In a recent post on HuffPo Shearer acknowledged that it’s ironic that "a damn comedy actor" should be taking up the untold story:
. . . the story that the flooding was a man-made catastrophe that developed over four and a half decades under administrations of both parties, and the story from a whistleblower inside the Corps of Engineers that the "new, improved" system for protecting New Orleans may right now be fatally flawed. . . . given that lapse among the professional journalists, it was up to a damn comedy actor to piece together the material that’s been sitting there, on the public record, all this time . . .

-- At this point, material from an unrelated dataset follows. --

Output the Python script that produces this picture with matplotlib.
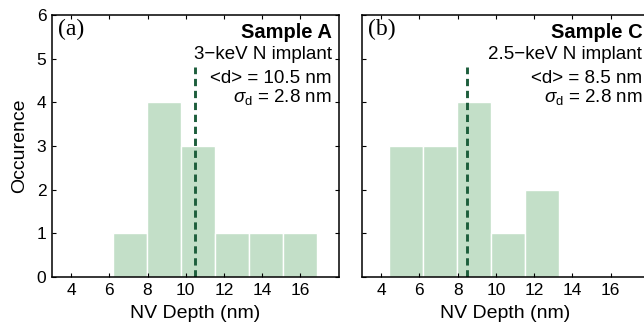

A review in New York magazine by David Edelstein said it well:
By the end of The Big Uneasy, I came to appreciate [Shearer’s] self-effacement. He’s not a filmmaker or an investigative journalist. He’s not really in his element here. He just, finally, couldn’t stand by and hear "natural disaster" one more time without picking up a camera and, like his protagonists, doing his civic duty for the city he loves so deeply.
Get This: The Flooding Was Not a Natural Disaster
The Big Uneasy is a feature film–length documentary about how and why New Orleans was flooded during Hurricane Katrina. It happened not because Katrina was so overwhelming: although it had been a Category 5 storm in the Gulf, Katrina was only about a Category 1.5 hurricane when it blew past (not straight through) New Orleans, sparing the city the brunt of the storm. The city flooded because of engineering failures in the federally built levees and walls of outflow canals that gave way under pressure even before the storm’s winds did their worst. The film draws on engineers’ reports, postmortem studies, and never-before-seen amateur video footage to show the flooding was not a natural but a man-made disaster. It was not inevitable. Contrary to predictable official claims that the storm was simply overwhelming and the levees were never designed to hold a storm of such magnitude, the flooding resulted from inferior engineering—a point that Ivor van Heerden of the LSU Hurricane Center began speaking out about very soon after the storm passed.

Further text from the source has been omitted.